Puigdemont llegó a la presidencia de la Generalitat para implementar un programa de ruptura pacífica con España si así lo decidía el pueblo de Cataluña. Su responsabilidad era esa y la obligación de los miembros de su Govern era tener listas las estructuras de Estado para cuando arrancase la independencia. Durante los casi veintitrés meses que ha durado su mandato, hasta su destitución a finales de octubre, Puigdemont ha gestionado la fe en el triunfo de la mayoría independentista y se han escrito un sinfín de proyectos sobre cómo debería ser la Cataluña Estado. La independencia se consigue con algo más que con informes y con la redacción de leyes. Eso está muy bien y no es suficiente cuando enfrente tienes unos gobernantes —aupados por la mayoría de españoles— que están dispuestos a sacrificar la democracia para preservar el status quo. ¿Cuánta tensión nos habríamos ahorrado si PP y PSOE hubieran aceptado la convocatoria legal del referéndum que se pedía desde Cataluña?
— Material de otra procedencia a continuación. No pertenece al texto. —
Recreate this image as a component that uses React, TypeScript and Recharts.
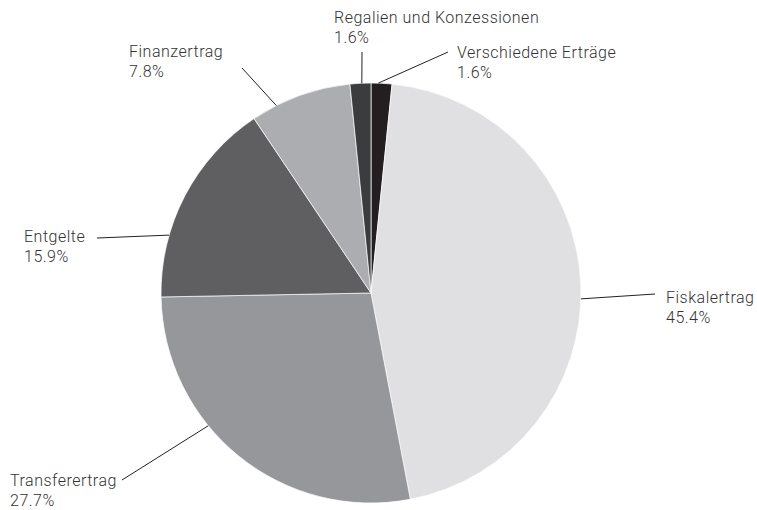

Si Puigdemont no hubiera intentado celebrar el referéndum, las masas soberanistas se lo hubiesen recriminado. Optó por actuar pensando a cincuenta años vista, superando incluso los puñales lanzados desde el campo amigo. Sus antiguos socios de gobierno le reivindican con la boca pequeña porque no saben qué hacer con él ahora que les va a aguar la fiesta de una holgada victoria electoral. En realidad quieren fosilizarle en Bruselas. Si la idea de ERC es convertir a Puigdemont en un nuevo Tarradellas, se equivocan. Ni el pueblo de Cataluña ni él lo van a consentir. A lo que no está dispuesto Puigdemont es a defraudar a los que todavía protagonizan la Revolución de las Sonrisas. En Bruselas el coñac se sirve caliente.